Carnegie Mellon is perfect for me.

When I'm on stage, it's the only time I'm not afraid to show people the real me.

And I realized singing is the thing I care about the most.

And if you don't help me, I'll never get in! And why are you smiling?

That's it. What?

What you just said was the perfect answer to the last question --

"Why do you want to attend Carnegie Mellon?"

Really? Yes!

It's honest and true and so much better than anything I could've come up with.

[ Exhales sharply ]

I'm gonna write this down.

But afterwards, we could maybe use your laminator and laminate things.

I know you're only saying that because you feel guilty, but...

...let's push this baby to the limit.

[ Chuckles ]

[ Bell jingles ]

Carmen Bolivar Martinez, show yourself!

[ Door closes ]

Hello, Mother.

Oliver?

What are you doing here?

Your feud was ruining our business, so I reached out to Chloe to broker a truce.

Ugh. The one child we planned turns on me!

Mom...

...sit down, please.

Chloe, you, too.

[ Sighs ]

Thank you.

Now, in order to end this, we need to get to the root of your issues with each other.

Why exactly are you mad at my mom?

Because she's the suckiest suck that ever sucked.

This stupid battle is hurting your business, too.

Okay, fine.

Your mother went too far on Career Day.

You started it. You said my lasagna was poison.

You said my store was a vanity project paid for by my husband.

And why did that make you so mad?

Because it's not true!

I easily could have asked him, but I didn't, [ Voice breaking ] because I wanted it to be truly mine.

Do you know I started going to small craft fairs, meeting artists and developing relationships?

And then I spent years selling their work at a kiosk at the Stanford Mall.

You were a mall kiosk lady?

It was hell.

But I persevered, and I finally saved up enough money to open my own place.

Perfection isn't a vanity store.

It's my baby.

I didn't know.

Mom, is it possible that you pre-judged Chloe as a typical Westport housewife?

I guess I did.

So, that means...

I was wrong.

Chloe, I didn't mean to mess with your baby.

I'm sorry for stealing Maria away from you.

Well, I'm sorry for messing with your baby, too.

I know how hard it is to start a business.

We need to be supporting each other.

Maybe I'll buy a jar of your lasagna... and eat it over a four-year period.

Maybe I will buy a trinket from your store.

That's $800.

You'll let me know when you're having a "100% off" sale.

Would you mind if Maria came back to work for me?

Sure.

I'm not an object you can barter and trade.

I am a human being.

Oh, my God! What have you done to her?

Working for Katie has taught me that I have value.

Ugh.

Alright, well, what do I have to do to get you back?
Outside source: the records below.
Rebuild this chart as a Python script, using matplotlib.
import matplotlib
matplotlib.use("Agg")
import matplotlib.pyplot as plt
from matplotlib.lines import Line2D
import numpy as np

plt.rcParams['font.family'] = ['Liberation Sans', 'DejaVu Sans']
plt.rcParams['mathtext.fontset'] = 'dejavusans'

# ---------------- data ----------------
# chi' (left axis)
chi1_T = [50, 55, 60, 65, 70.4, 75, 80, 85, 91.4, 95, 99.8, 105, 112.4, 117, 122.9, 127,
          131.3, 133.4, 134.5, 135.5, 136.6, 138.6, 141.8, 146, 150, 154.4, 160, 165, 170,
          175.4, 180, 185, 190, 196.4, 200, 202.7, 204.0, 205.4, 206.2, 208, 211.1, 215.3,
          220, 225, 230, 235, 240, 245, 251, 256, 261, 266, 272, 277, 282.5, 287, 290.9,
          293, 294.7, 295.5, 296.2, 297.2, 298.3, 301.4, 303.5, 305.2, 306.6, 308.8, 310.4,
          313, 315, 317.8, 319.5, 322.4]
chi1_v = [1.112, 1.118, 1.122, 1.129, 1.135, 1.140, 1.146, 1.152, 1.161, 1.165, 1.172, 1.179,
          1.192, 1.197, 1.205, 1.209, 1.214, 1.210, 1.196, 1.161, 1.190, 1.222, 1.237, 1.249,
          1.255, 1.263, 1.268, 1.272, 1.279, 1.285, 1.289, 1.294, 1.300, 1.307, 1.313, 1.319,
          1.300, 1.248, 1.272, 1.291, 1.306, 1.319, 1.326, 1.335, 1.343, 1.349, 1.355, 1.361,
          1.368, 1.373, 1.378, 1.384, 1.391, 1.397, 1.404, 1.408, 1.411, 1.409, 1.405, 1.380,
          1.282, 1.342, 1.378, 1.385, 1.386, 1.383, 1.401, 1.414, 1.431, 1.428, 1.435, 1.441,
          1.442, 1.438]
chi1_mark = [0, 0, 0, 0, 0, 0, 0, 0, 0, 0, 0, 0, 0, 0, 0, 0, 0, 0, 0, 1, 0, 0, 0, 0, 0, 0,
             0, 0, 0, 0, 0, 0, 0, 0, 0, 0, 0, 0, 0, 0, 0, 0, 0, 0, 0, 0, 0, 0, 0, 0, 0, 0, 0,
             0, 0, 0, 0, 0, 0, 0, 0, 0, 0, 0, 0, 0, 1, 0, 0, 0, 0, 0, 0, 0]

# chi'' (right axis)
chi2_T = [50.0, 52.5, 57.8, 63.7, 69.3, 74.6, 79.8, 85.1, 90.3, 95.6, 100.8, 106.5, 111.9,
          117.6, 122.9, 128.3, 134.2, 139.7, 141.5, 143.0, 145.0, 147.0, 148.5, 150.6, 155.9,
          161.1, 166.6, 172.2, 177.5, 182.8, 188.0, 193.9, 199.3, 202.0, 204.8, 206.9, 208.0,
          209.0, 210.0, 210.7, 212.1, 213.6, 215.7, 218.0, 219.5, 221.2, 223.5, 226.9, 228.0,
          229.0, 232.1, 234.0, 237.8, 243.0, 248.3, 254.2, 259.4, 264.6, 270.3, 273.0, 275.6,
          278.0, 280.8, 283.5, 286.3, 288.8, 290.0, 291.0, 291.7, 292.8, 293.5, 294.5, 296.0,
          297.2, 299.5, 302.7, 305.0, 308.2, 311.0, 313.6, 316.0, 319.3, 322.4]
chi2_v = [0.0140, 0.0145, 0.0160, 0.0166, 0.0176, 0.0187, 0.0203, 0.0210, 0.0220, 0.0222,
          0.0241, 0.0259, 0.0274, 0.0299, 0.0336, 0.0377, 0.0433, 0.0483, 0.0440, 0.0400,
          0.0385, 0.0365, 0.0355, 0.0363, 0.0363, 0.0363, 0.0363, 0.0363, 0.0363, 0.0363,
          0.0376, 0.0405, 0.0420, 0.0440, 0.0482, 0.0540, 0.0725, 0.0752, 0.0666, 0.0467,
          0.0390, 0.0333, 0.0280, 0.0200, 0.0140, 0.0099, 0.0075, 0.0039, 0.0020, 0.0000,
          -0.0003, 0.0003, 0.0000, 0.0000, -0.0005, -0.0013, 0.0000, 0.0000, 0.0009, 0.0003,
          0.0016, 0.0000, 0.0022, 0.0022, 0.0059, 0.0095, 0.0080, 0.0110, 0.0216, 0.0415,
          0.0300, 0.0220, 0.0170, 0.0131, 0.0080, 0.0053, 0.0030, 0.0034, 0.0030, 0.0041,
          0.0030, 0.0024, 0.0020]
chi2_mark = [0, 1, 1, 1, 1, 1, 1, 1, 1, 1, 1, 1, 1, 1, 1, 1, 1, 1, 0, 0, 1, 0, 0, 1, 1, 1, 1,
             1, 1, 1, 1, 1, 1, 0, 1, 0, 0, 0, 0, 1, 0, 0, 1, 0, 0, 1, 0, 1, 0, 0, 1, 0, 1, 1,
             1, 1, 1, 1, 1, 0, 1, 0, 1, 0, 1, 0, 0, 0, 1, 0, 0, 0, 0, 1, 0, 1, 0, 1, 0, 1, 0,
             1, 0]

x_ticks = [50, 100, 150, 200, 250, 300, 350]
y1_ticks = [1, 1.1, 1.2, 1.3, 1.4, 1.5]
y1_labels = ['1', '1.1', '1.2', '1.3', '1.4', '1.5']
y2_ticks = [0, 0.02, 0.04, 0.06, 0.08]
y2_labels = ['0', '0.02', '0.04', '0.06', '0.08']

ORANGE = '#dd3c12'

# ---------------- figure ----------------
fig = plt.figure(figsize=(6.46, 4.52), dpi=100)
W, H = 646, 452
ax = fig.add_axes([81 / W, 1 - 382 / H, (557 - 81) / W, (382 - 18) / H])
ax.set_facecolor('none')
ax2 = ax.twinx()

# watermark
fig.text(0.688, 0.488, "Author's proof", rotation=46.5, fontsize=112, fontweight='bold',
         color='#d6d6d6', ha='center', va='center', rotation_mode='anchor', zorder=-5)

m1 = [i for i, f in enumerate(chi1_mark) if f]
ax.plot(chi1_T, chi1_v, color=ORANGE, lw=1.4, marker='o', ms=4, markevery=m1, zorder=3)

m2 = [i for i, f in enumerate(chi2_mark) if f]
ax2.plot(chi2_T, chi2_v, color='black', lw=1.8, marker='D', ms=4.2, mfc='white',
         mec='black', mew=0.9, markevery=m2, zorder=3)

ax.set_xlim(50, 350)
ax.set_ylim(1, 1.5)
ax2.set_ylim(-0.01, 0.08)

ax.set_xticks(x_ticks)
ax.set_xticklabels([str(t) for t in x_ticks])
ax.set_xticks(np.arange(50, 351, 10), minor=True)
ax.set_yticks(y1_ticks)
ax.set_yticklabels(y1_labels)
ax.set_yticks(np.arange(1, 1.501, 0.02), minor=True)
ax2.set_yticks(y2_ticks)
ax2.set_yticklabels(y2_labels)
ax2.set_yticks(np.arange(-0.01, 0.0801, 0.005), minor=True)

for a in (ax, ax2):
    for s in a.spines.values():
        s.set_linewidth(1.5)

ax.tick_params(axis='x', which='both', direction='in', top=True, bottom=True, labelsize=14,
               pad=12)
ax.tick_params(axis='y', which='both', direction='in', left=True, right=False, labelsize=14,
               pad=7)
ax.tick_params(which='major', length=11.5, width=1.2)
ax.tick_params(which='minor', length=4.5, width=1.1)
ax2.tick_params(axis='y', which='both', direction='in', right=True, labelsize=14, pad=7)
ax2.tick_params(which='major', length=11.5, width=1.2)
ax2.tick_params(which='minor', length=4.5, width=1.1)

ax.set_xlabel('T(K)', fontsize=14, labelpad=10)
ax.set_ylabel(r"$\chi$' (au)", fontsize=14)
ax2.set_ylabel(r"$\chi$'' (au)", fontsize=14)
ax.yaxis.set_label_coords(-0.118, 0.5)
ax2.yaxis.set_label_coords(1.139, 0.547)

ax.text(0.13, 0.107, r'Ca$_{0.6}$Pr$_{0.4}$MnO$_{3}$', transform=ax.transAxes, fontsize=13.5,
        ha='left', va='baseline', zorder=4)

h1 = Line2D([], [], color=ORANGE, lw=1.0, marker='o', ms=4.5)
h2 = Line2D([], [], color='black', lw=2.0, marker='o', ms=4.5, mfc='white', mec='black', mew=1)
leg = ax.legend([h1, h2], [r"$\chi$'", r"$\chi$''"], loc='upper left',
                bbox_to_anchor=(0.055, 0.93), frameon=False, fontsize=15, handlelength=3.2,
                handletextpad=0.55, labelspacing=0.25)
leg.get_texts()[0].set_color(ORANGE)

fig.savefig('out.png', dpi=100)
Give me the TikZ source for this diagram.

I could... give you a raise?

And I don't want to give you a piggyback ride to your car after pedicures.

You don't like that?

That was our thing!

Mnh-mnh.

[ Sighs ] Okay. Fine.

You can start today.

Tomorrow morning.

Ugh! Okay.

But I have to tell you that this self-esteem is a very ugly color on you.

So, this feud is over?

Feud over.

Feud over.

Nice job, Oliver.

I think you found your soothing voice.

I guess I did.

I think it's because there was money on the line.

I just have to lock in this feeling and apply it to stupid stuff, like people's problems.

♪♪

♪♪

[ Doorbell rings ]

I'll get it!

She's here. You ready?

I brought what makes me special.

Hey, guys! Look who decided to come over and hang!

It's my principal! [ Chuckles ]

Hey, Ottos.

Principal Ablin.

What are you doing here?

I wanted to apologize to Maria for how I acted the other day.

Those slams don't belong anywhere except the main stage at the Apollo.

So, I brought you a gift.

It's...uh... me.

I made it from memory.

I've been a woodworker ever since I was a kid.

It's kind of what makes me special.

It's... pretty cool, actually.

So, Maria, I was wondering if you'd ever like to, uh, you know, go on a, um... date with me.

Sure. That sounds fun.

Yes!

Huzzah!

This is a man who's in charge of thousands of children.